■ **GIVEN INFORMATION**:

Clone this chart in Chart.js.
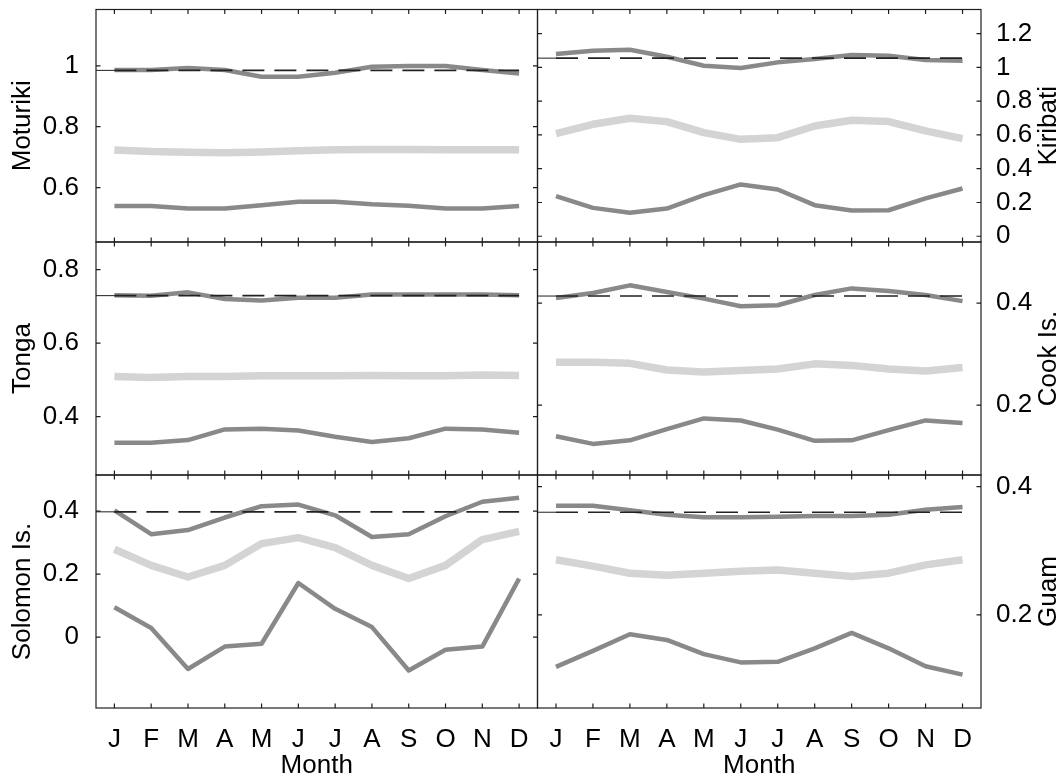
<!DOCTYPE html>
<html>
<head>
<meta charset="utf-8">
<script src="https://cdn.jsdelivr.net/npm/chart.js@4.4.1/dist/chart.umd.min.js"></script>
<style>
  body { margin: 0; background: #fff; width: 1063px; height: 776px; overflow: hidden; position: relative; }
  canvas { position: absolute; }
</style>
</head>
<body>
<canvas id="c0"></canvas>
<canvas id="c1"></canvas>
<canvas id="c2"></canvas>
<canvas id="c3"></canvas>
<canvas id="c4"></canvas>
<canvas id="c5"></canvas>
<script>
// month labels
const months = ['J', 'F', 'M', 'A', 'M', 'J', 'J', 'A', 'S', 'O', 'N', 'D'];

// Moturiki
const moturikiHigh = [0.986, 0.986, 0.993, 0.986, 0.964, 0.964, 0.977, 0.997, 0.999, 0.999, 0.986, 0.975];
const moturikiMid  = [0.723, 0.718, 0.716, 0.714, 0.717, 0.721, 0.724, 0.725, 0.725, 0.724, 0.724, 0.724];
const moturikiLow  = [0.539, 0.539, 0.531, 0.531, 0.542, 0.553, 0.553, 0.545, 0.540, 0.531, 0.531, 0.539];
const moturikiRef = 0.985;
const moturikiRange = [0.421, 1.185];
const moturikiTicks = [0.6, 0.8, 1];

// Kiribati
const kiribatiHigh = [1.079, 1.099, 1.105, 1.063, 1.010, 0.996, 1.030, 1.050, 1.073, 1.069, 1.044, 1.040];
const kiribatiMid  = [0.608, 0.663, 0.699, 0.679, 0.614, 0.574, 0.584, 0.653, 0.687, 0.679, 0.624, 0.578];
const kiribatiLow  = [0.238, 0.168, 0.139, 0.164, 0.244, 0.307, 0.277, 0.184, 0.152, 0.154, 0.224, 0.283];
const kiribatiRef = 1.055;
const kiribatiRange = [-0.034, 1.343];
const kiribatiTicks = [0, 0.2, 0.4, 0.6, 0.8, 1, 1.2];

// Tonga
const tongaHigh = [0.730, 0.729, 0.738, 0.720, 0.716, 0.723, 0.723, 0.732, 0.732, 0.732, 0.732, 0.730];
const tongaMid  = [0.509, 0.506, 0.509, 0.509, 0.511, 0.511, 0.511, 0.512, 0.511, 0.511, 0.513, 0.512];
const tongaLow  = [0.329, 0.329, 0.336, 0.365, 0.367, 0.362, 0.345, 0.331, 0.341, 0.367, 0.365, 0.356];
const tongaRef = 0.729;
const tongaRange = [0.241, 0.875];
const tongaTicks = [0.4, 0.6, 0.8];

// Cook Is.
const cookHigh = [0.410, 0.420, 0.435, 0.422, 0.409, 0.394, 0.396, 0.416, 0.429, 0.424, 0.416, 0.404];
const cookMid  = [0.284, 0.284, 0.282, 0.269, 0.265, 0.268, 0.271, 0.281, 0.278, 0.271, 0.267, 0.274];
const cookLow  = [0.139, 0.124, 0.131, 0.153, 0.174, 0.170, 0.152, 0.130, 0.131, 0.151, 0.170, 0.165];
const cookRef = 0.414;
const cookRange = [0.063, 0.52];
const cookTicks = [0.2, 0.4];

// Solomon Is.
const solomonHigh = [0.403, 0.327, 0.340, 0.380, 0.416, 0.421, 0.387, 0.318, 0.327, 0.384, 0.430, 0.443];
const solomonMid  = [0.279, 0.228, 0.191, 0.228, 0.297, 0.316, 0.284, 0.228, 0.186, 0.228, 0.310, 0.336];
const solomonLow  = [0.095, 0.029, -0.101, -0.030, -0.021, 0.172, 0.090, 0.032, -0.106, -0.040, -0.030, 0.186];
const solomonRef = 0.398;
const solomonRange = [-0.225, 0.515];
const solomonTicks = [0, 0.2, 0.4];

// Guam
const guamHigh = [0.370, 0.370, 0.363, 0.356, 0.352, 0.352, 0.353, 0.354, 0.354, 0.356, 0.364, 0.368];
const guamMid  = [0.286, 0.276, 0.265, 0.262, 0.265, 0.268, 0.270, 0.265, 0.260, 0.265, 0.278, 0.286];
const guamLow  = [0.119, 0.144, 0.170, 0.161, 0.139, 0.126, 0.127, 0.148, 0.172, 0.148, 0.120, 0.107];
const guamRef = 0.360;
const guamRange = [0.055, 0.418];
const guamTicks = [0.2, 0.4];

const FONT = '"Liberation Sans", Arial, Helvetica, sans-serif';
const FONT_SIZE = 26;
const DARK = '#898989';
const LIGHT = '#d4d4d4';

// canvas placement for the two columns and three rows
const cols = [
    { left: 0, width: 540, padL: 0, padR: 2.5, axis: 'left', axisW: 96 },
    { left: 535, width: 528, padL: 2.5, padR: 0, axis: 'right', axisW: 82 }
];
const rows = [
    { top: 0, height: 245, padT: 9.5, padB: 3, bottom: false },
    { top: 239, height: 239, padT: 3, padB: 3, bottom: false },
    { top: 472, height: 304, padT: 3, padB: 0, bottom: true }
];

const panels = [
    { name: 'Moturiki', col: 0, row: 0, high: moturikiHigh, mid: moturikiMid, low: moturikiLow, ref: moturikiRef, range: moturikiRange, ticks: moturikiTicks },
    { name: 'Kiribati', col: 1, row: 0, high: kiribatiHigh, mid: kiribatiMid, low: kiribatiLow, ref: kiribatiRef, range: kiribatiRange, ticks: kiribatiTicks },
    { name: 'Tonga', col: 0, row: 1, high: tongaHigh, mid: tongaMid, low: tongaLow, ref: tongaRef, range: tongaRange, ticks: tongaTicks },
    { name: 'Cook Is.', col: 1, row: 1, high: cookHigh, mid: cookMid, low: cookLow, ref: cookRef, range: cookRange, ticks: cookTicks },
    { name: 'Solomon Is.', col: 0, row: 2, high: solomonHigh, mid: solomonMid, low: solomonLow, ref: solomonRef, range: solomonRange, ticks: solomonTicks },
    { name: 'Guam', col: 1, row: 2, high: guamHigh, mid: guamMid, low: guamLow, ref: guamRef, range: guamRange, ticks: guamTicks }
];

const TICK = 4.5;

// matlab style box, inward ticks and axis titles
const boxPlugin = {
    id: 'box',
    afterDatasetsDraw(chart, args, opts) {
        const ctx = chart.ctx;
        const a = chart.chartArea;
        const x = chart.scales.x, y = chart.scales.y;
        ctx.save();
        ctx.strokeStyle = '#1e1e1e';
        ctx.lineWidth = 1.2;
        ctx.strokeRect(a.left, a.top, a.right - a.left, a.bottom - a.top);
        ctx.beginPath();
        x.ticks.forEach(t => {
            const px = x.getPixelForValue(t.value);
            ctx.moveTo(px, a.bottom); ctx.lineTo(px, a.bottom - TICK);
            ctx.moveTo(px, a.top); ctx.lineTo(px, a.top + TICK);
        });
        y.ticks.forEach(t => {
            const py = y.getPixelForValue(t.value);
            ctx.moveTo(a.left, py); ctx.lineTo(a.left + TICK, py);
            ctx.moveTo(a.right, py); ctx.lineTo(a.right - TICK, py);
        });
        ctx.stroke();

        ctx.fillStyle = '#000';
        ctx.font = FONT_SIZE + 'px ' + FONT;
        ctx.textAlign = 'center';
        ctx.textBaseline = 'middle';
        const cy = (a.top + a.bottom) / 2;
        const tx = opts.side === 'left' ? a.left - 73 : a.right + 68;
        ctx.save();
        ctx.translate(tx, cy);
        ctx.rotate(-Math.PI / 2);
        ctx.fillText(opts.title, 0, 0);
        ctx.restore();
        if (opts.month) {
            ctx.fillText('Month', (a.left + a.right) / 2, a.bottom + 58);
        }
        ctx.restore();
    }
};

function points(vals) {
    return vals.map((v, i) => ({ x: i + 1, y: v }));
}

panels.forEach((p, idx) => {
    const c = cols[p.col], r = rows[p.row];
    const canvas = document.getElementById('c' + idx);
    canvas.width = c.width;
    canvas.height = r.height;
    canvas.style.left = c.left + 'px';
    canvas.style.top = r.top + 'px';

    new Chart(canvas, {
        type: 'line',
        data: {
            datasets: [
                { data: [{ x: 0.5, y: p.ref }, { x: 1, y: p.ref }], borderColor: '#1e1e1e', borderWidth: 1, order: 0 },
                { data: points(p.high.map(() => p.ref)), borderColor: '#222', borderWidth: 1.6, borderDash: [22, 10], order: 1 },
                { data: points(p.high), borderColor: DARK, borderWidth: 4.5, order: 2 },
                { data: points(p.mid), borderColor: LIGHT, borderWidth: 7.5, order: 3 },
                { data: points(p.low), borderColor: DARK, borderWidth: 4.5, order: 4 }
            ]
        },
        options: {
            responsive: false,
            animation: false,
            devicePixelRatio: 1,
            layout: { padding: { left: c.padL, right: c.padR, top: r.padT, bottom: r.padB } },
            elements: {
                point: { radius: 0 },
                line: { tension: 0, borderJoinStyle: 'round', borderCapStyle: 'butt', fill: false }
            },
            plugins: {
                legend: { display: false },
                tooltip: { enabled: false },
                box: { title: p.name, side: c.axis, month: r.bottom }
            },
            scales: {
                x: {
                    type: 'linear',
                    display: r.bottom,
                    min: 0.5,
                    max: 12.5,
                    grid: { display: false },
                    border: { display: false },
                    afterBuildTicks: s => { s.ticks = months.map((m, i) => ({ value: i + 1 })); },
                    afterFit: s => {
                        s.height = r.bottom ? 68 : 0;
                        s.paddingLeft = 0; s.paddingRight = 0;
                    },
                    ticks: {
                        padding: 8,
                        color: '#000',
                        font: { size: FONT_SIZE, family: FONT },
                        maxRotation: 0,
                        autoSkip: false,
                        callback: v => months[v - 1]
                    }
                },
                y: {
                    type: 'linear',
                    position: c.axis,
                    min: p.range[0],
                    max: p.range[1],
                    grid: { display: false },
                    border: { display: false },
                    afterBuildTicks: s => { s.ticks = p.ticks.map(v => ({ value: v })); },
                    afterFit: s => {
                        s.width = c.axisW;
                        s.paddingTop = 0; s.paddingBottom = 0;
                    },
                    ticks: {
                        padding: c.axis === 'left' ? 9 : 7,
                        color: '#000',
                        font: { size: FONT_SIZE, family: FONT },
                        callback: v => String(v)
                    }
                }
            }
        },
        plugins: [boxPlugin]
    });
});
</script>
</body>
</html>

■ **REQUEST**:
Repeat exactly and only the lines from the start of the data above through the line that holds "const tongaTicks = [0.4, 0.6, 0.8];", inclusive. Pictures do not belong in the copy.

■ **TASK OUTPUT**:
Clone this chart in Chart.js.
<!DOCTYPE html>
<html>
<head>
<meta charset="utf-8">
<script src="https://cdn.jsdelivr.net/npm/chart.js@4.4.1/dist/chart.umd.min.js"></script>
<style>
  body { margin: 0; background: #fff; width: 1063px; height: 776px; overflow: hidden; position: relative; }
  canvas { position: absolute; }
</style>
</head>
<body>
<canvas id="c0"></canvas>
<canvas id="c1"></canvas>
<canvas id="c2"></canvas>
<canvas id="c3"></canvas>
<canvas id="c4"></canvas>
<canvas id="c5"></canvas>
<script>
// month labels
const months = ['J', 'F', 'M', 'A', 'M', 'J', 'J', 'A', 'S', 'O', 'N', 'D'];

// Moturiki
const moturikiHigh = [0.986, 0.986, 0.993, 0.986, 0.964, 0.964, 0.977, 0.997, 0.999, 0.999, 0.986, 0.975];
const moturikiMid  = [0.723, 0.718, 0.716, 0.714, 0.717, 0.721, 0.724, 0.725, 0.725, 0.724, 0.724, 0.724];
const moturikiLow  = [0.539, 0.539, 0.531, 0.531, 0.542, 0.553, 0.553, 0.545, 0.540, 0.531, 0.531, 0.539];
const moturikiRef = 0.985;
const moturikiRange = [0.421, 1.185];
const moturikiTicks = [0.6, 0.8, 1];

// Kiribati
const kiribatiHigh = [1.079, 1.099, 1.105, 1.063, 1.010, 0.996, 1.030, 1.050, 1.073, 1.069, 1.044, 1.040];
const kiribatiMid  = [0.608, 0.663, 0.699, 0.679, 0.614, 0.574, 0.584, 0.653, 0.687, 0.679, 0.624, 0.578];
const kiribatiLow  = [0.238, 0.168, 0.139, 0.164, 0.244, 0.307, 0.277, 0.184, 0.152, 0.154, 0.224, 0.283];
const kiribatiRef = 1.055;
const kiribatiRange = [-0.034, 1.343];
const kiribatiTicks = [0, 0.2, 0.4, 0.6, 0.8, 1, 1.2];

// Tonga
const tongaHigh = [0.730, 0.729, 0.738, 0.720, 0.716, 0.723, 0.723, 0.732, 0.732, 0.732, 0.732, 0.730];
const tongaMid  = [0.509, 0.506, 0.509, 0.509, 0.511, 0.511, 0.511, 0.512, 0.511, 0.511, 0.513, 0.512];
const tongaLow  = [0.329, 0.329, 0.336, 0.365, 0.367, 0.362, 0.345, 0.331, 0.341, 0.367, 0.365, 0.356];
const tongaRef = 0.729;
const tongaRange = [0.241, 0.875];
const tongaTicks = [0.4, 0.6, 0.8];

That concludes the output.